On Monday, the People’s Bank of China (PBOC) made a modest but somewhat larger than expected reduction to its benchmark lending rates as part of ongoing efforts to boost the country’s economic growth.
The PBOC lowered the one year Loan Prime Rate (LPR) from 3.35% to 3.10%, slightly exceeding predictions that it would be reduced to 3.15%. The five year LPR, which influences mortgage rates, was cut to 3.60%, surpassing expectations for a reduction to 3.65%. The last time rates were adjusted was in July.
The LPR is set by the PBOC in collaboration with 18 designated commercial banks and serves as a key reference for lending rates across the nation.
This rate cut, though anticipated by many analysts, is part of a broader range of actions from Beijing aimed at stimulating economic activity. Over the past month, Chinese authorities have introduced several fiscal and monetary policies designed to support infrastructure projects, stabilize the struggling property market, and ensure the economy stays on course to meet the government’s 5% annual growth target.

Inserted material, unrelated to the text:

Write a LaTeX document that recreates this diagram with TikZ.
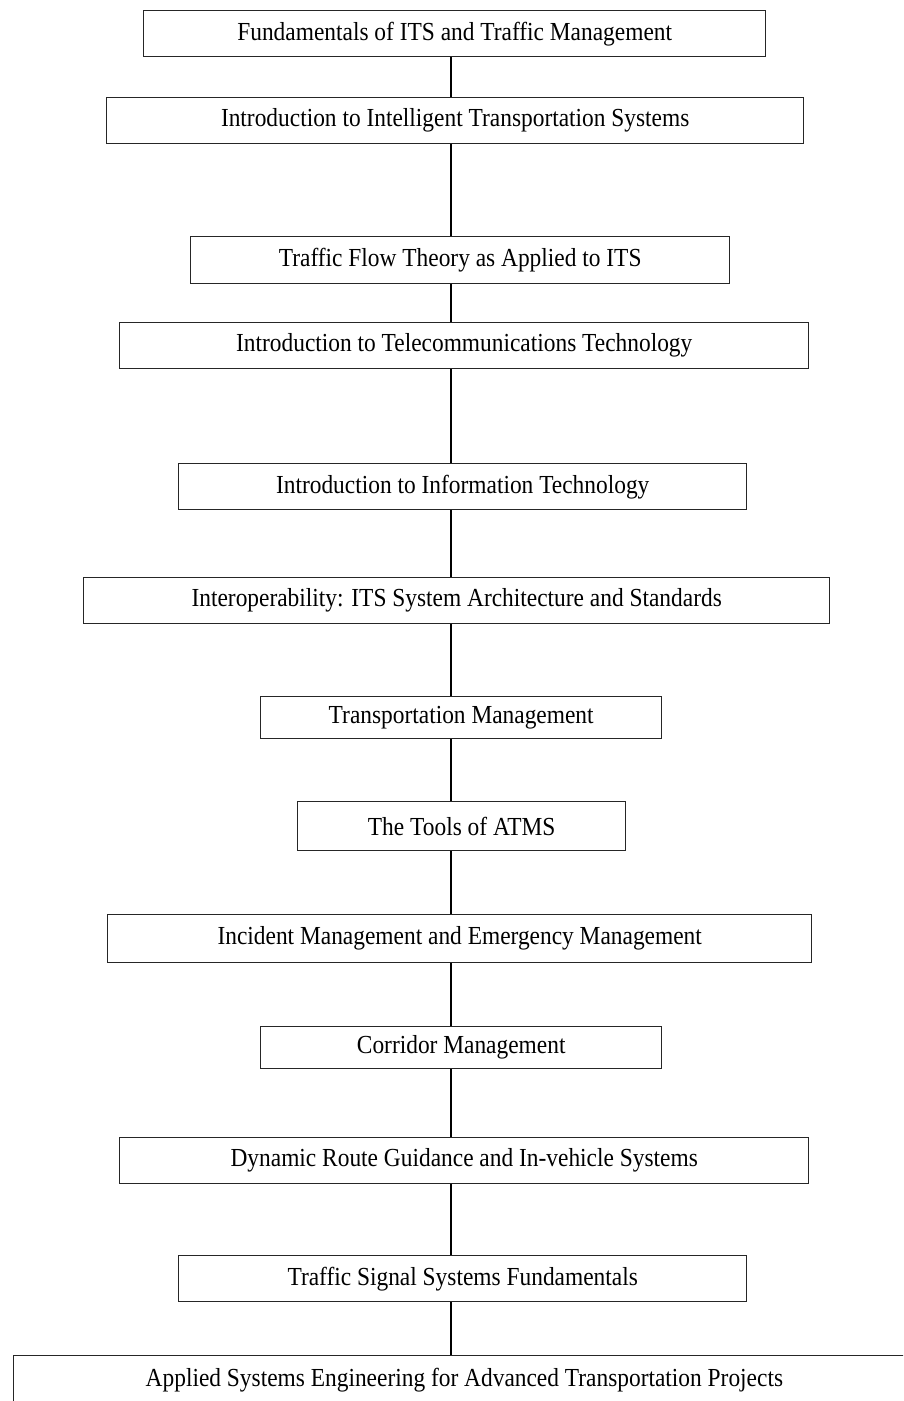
\documentclass[tikz,border=0pt]{standalone}
\usepackage{fontspec}
\setmainfont{Liberation Serif}[FakeStretch=0.9]
\begin{document}
\begin{tikzpicture}[x=1pt,y=-1pt,
  course/.style={draw=black!85,line width=1.4pt,fill=white,inner sep=0pt,
    font=\fontsize{26}{30}\selectfont,anchor=north west},
  link/.style={draw=black,line width=1.2pt}]
\useasboundingbox (0,0) rectangle (903,1401);
\clip (0,0) rectangle (903,1401);
% course boxes: top-left corner, width, height
\newcommand{\coursebox}[6]{%
  \node[course,minimum width=#4pt,minimum height=#5pt] (#1) at (#2,#3) {#6};}
\coursebox{c1}{143}{10}{622}{46}{Fundamentals of ITS and Traffic Management}
\coursebox{c2}{106}{97}{697}{46}{Introduction to Intelligent Transportation Systems}
\coursebox{c3}{190}{236}{539}{47}{Traffic Flow Theory as Applied to ITS}
\coursebox{c4}{119}{322}{689}{46}{Introduction to Telecommunications Technology}
\coursebox{c5}{178}{463}{568}{46}{Introduction to Information Technology}
\coursebox{c6}{83}{577}{746}{46}{Interoperability: ITS System Architecture and Standards}
\coursebox{c7}{260}{696}{401}{42}{Transportation Management}
\coursebox{c8}{297}{801}{328}{49}{The Tools of ATMS}
\coursebox{c9}{107}{914}{704}{48}{Incident Management and Emergency Management}
\coursebox{c10}{260}{1026}{401}{42}{Corridor Management}
\coursebox{c11}{119}{1137}{689}{46}{Dynamic Route Guidance and In-vehicle Systems}
\coursebox{c12}{178}{1255}{568}{46}{Traffic Signal Systems Fundamentals}
\coursebox{c13}{12.7}{1355}{902}{48}{Applied Systems Engineering for Advanced Transportation Projects}
% vertical connectors
\foreach \a/\b in {c1/c2,c2/c3,c3/c4,c4/c5,c5/c6,c6/c7,c7/c8,c8/c9,c9/c10,c10/c11,c11/c12,c12/c13}
  \draw[link] (\a.south -| 451,0) -- (\b.north -| 451,0);
\end{tikzpicture}
\end{document}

While Beijing has rolled out some of its most targeted economic measures to date, investor sentiment remains cautious due to a lack of clarity regarding the scale and timeline of the initiatives. Despite frequent reductions in the LPR over the past two years, the impact on China’s ongoing deflationary pressure has been limited, with recent economic data from September indicating only minimal improvement.